**Supplied data**:
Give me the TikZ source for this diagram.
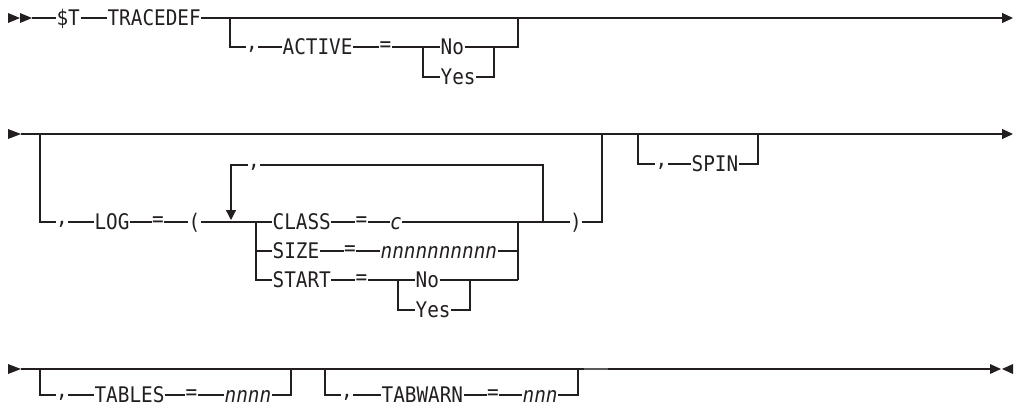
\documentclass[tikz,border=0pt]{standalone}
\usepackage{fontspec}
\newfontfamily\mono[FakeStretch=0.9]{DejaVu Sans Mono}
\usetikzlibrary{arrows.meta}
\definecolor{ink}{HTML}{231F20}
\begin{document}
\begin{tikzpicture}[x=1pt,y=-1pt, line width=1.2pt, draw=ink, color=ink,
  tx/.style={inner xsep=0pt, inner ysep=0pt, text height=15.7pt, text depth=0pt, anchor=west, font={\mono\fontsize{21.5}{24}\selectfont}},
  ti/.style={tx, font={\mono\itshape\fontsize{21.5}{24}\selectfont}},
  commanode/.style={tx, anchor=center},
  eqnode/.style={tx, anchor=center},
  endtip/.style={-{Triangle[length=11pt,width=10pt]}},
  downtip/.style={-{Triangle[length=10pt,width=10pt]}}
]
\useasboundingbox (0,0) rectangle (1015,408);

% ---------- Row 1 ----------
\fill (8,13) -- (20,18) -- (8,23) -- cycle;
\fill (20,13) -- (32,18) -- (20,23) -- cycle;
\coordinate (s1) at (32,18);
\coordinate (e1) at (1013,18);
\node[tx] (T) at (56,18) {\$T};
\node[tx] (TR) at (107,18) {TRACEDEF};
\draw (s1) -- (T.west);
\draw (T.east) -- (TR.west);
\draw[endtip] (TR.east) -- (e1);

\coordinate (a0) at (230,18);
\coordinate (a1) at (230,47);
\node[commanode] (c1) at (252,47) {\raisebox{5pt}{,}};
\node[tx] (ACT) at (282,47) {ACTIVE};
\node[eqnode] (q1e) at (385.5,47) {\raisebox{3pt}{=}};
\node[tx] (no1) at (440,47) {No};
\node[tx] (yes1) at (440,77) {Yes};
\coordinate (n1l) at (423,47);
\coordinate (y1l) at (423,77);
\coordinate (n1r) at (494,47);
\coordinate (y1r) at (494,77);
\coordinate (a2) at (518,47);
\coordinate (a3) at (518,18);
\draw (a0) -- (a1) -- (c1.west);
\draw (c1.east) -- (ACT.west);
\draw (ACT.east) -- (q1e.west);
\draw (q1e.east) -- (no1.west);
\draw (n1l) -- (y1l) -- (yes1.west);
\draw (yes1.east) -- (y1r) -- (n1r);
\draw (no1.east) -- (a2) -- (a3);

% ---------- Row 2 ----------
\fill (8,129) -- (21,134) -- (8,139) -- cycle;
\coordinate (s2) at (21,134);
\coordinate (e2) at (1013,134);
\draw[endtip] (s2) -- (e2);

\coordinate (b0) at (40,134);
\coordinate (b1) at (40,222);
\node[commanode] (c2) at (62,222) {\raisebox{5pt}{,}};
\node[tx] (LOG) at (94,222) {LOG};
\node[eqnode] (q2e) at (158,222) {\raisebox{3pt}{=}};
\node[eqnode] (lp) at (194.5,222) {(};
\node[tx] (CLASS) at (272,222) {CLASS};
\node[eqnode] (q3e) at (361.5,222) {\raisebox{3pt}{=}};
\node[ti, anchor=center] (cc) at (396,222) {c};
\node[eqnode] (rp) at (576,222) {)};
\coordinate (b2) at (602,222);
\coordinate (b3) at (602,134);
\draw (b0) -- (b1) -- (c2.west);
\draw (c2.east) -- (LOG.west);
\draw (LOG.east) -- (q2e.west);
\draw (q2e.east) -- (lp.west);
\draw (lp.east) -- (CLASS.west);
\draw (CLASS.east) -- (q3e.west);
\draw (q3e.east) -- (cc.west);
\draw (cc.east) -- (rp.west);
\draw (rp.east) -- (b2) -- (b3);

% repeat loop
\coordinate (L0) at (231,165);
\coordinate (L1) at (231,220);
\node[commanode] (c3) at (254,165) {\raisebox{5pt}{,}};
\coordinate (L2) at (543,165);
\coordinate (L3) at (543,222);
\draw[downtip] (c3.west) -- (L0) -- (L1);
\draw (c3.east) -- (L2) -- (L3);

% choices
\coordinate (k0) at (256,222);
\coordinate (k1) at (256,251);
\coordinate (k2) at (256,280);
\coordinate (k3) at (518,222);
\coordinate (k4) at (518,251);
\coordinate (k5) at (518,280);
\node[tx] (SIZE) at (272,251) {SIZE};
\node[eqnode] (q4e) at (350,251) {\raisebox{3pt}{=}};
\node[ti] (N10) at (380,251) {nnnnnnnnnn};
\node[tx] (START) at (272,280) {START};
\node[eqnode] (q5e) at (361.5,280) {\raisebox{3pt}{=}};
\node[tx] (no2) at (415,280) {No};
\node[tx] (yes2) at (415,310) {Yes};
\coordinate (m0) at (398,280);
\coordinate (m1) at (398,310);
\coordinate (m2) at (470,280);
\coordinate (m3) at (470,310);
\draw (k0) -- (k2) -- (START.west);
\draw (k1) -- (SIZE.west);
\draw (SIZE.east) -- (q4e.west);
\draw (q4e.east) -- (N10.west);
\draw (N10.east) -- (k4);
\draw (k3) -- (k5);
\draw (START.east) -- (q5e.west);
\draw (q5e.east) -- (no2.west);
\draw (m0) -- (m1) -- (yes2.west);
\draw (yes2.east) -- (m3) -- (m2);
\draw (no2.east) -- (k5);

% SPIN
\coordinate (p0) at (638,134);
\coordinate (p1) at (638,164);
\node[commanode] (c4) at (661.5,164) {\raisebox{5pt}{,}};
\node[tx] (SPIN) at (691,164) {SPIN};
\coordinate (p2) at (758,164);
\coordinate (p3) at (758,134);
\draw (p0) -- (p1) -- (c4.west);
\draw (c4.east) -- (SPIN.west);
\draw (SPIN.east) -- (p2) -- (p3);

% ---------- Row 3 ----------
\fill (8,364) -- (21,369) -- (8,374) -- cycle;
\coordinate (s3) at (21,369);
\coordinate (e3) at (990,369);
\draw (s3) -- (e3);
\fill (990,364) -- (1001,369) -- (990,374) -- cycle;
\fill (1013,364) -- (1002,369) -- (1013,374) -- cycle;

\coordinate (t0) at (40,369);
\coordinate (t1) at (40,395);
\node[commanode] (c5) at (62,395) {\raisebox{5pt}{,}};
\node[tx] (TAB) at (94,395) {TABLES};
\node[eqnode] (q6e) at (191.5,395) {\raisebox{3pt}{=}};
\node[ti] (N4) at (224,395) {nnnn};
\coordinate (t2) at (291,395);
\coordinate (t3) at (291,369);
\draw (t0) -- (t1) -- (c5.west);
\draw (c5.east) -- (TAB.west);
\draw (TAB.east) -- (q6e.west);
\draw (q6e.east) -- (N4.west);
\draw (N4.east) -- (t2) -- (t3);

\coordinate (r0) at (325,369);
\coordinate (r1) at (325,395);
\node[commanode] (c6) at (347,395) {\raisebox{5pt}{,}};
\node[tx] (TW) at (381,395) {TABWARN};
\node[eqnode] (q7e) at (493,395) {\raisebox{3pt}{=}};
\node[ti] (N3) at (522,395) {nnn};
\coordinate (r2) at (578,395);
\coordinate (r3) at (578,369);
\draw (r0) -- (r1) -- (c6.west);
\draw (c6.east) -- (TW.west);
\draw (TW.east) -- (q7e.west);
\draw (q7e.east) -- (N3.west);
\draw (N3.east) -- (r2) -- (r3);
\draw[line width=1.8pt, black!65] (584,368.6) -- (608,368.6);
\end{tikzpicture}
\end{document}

**Aim**:
Starting with the first line of the data above and ending with the line containing "(TR.east) -- (e1);", please restate every line exactly, leaving images out.

**Full answer**:
Give me the TikZ source for this diagram.
\documentclass[tikz,border=0pt]{standalone}
\usepackage{fontspec}
\newfontfamily\mono[FakeStretch=0.9]{DejaVu Sans Mono}
\usetikzlibrary{arrows.meta}
\definecolor{ink}{HTML}{231F20}
\begin{document}
\begin{tikzpicture}[x=1pt,y=-1pt, line width=1.2pt, draw=ink, color=ink,
  tx/.style={inner xsep=0pt, inner ysep=0pt, text height=15.7pt, text depth=0pt, anchor=west, font={\mono\fontsize{21.5}{24}\selectfont}},
  ti/.style={tx, font={\mono\itshape\fontsize{21.5}{24}\selectfont}},
  commanode/.style={tx, anchor=center},
  eqnode/.style={tx, anchor=center},
  endtip/.style={-{Triangle[length=11pt,width=10pt]}},
  downtip/.style={-{Triangle[length=10pt,width=10pt]}}
]
\useasboundingbox (0,0) rectangle (1015,408);

% ---------- Row 1 ----------
\fill (8,13) -- (20,18) -- (8,23) -- cycle;
\fill (20,13) -- (32,18) -- (20,23) -- cycle;
\coordinate (s1) at (32,18);
\coordinate (e1) at (1013,18);
\node[tx] (T) at (56,18) {\$T};
\node[tx] (TR) at (107,18) {TRACEDEF};
\draw (s1) -- (T.west);
\draw (T.east) -- (TR.west);
\draw[endtip] (TR.east) -- (e1);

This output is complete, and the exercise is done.